Hariti is depicted in Gandharan art (2nd-5th century CE), often holding a child and surrounded by smaller children. In Japanese Buddhism, she survives as Kishimojin. The transformation from child-eater to child-protector is one of Buddhism’s clearest statements about the possibility of redemption, even for beings defined by the worst thing they have done.
The parallel to Lamia in Greek tradition is striking. Both are beautiful women who destroy children. Both have origin stories rooted in grief. But where Lamia remains cursed, Hariti is redeemed.
The Kerala Transformation
In Kerala, the yakshi underwent a radical change. The benevolent tree spirit became a vampiric seductress who appears as a beautiful woman on lonely roads at night. She seduces men, then reveals her true form and drains their blood or life force. Iron nails, specific mantras, and the Bhairavi form of the goddess are used as protection.
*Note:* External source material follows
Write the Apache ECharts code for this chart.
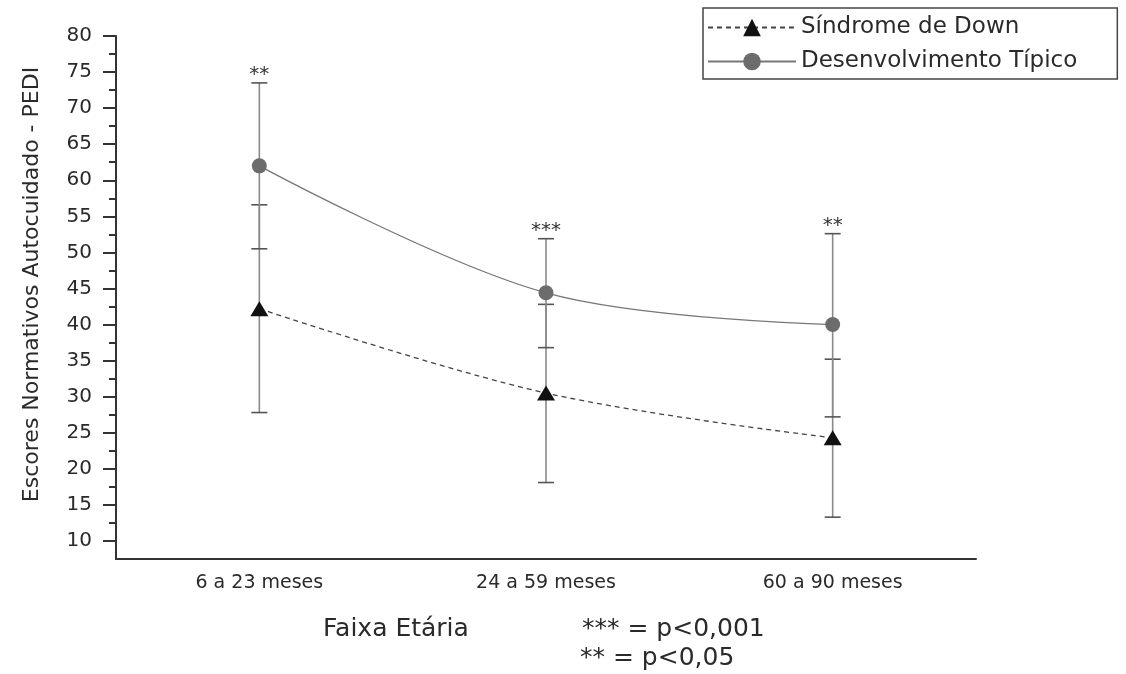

Scholars connect this shift to the decline of Buddhism and Jainism in Kerala between the 8th and 12th centuries CE. When these traditions lost institutional support, their guardian figures were absorbed into the dominant Hindu framework, sometimes as protective goddesses, sometimes as demons. The yakshi’s transition from protector to predator tracks the political history of religious competition in southern India.
The Pontianak of Malay tradition shares the same structural pattern: a beautiful female spirit who appears at night, lures men with her appearance, and kills them. Both the Kerala yakshi and the Pontianak belong to a category of figures that encode male anxiety about female beauty and autonomy as supernatural danger.
In Jain tradition, each of the 24 Tirthankaras has a paired yakshi guardian. Ambika guards Neminatha; Padmavati guards Parshvanatha. The Jain yakshis are not dangerous. They are protectors of the dharma and the community, preserving the original benevolent function that Kerala folklore inverted.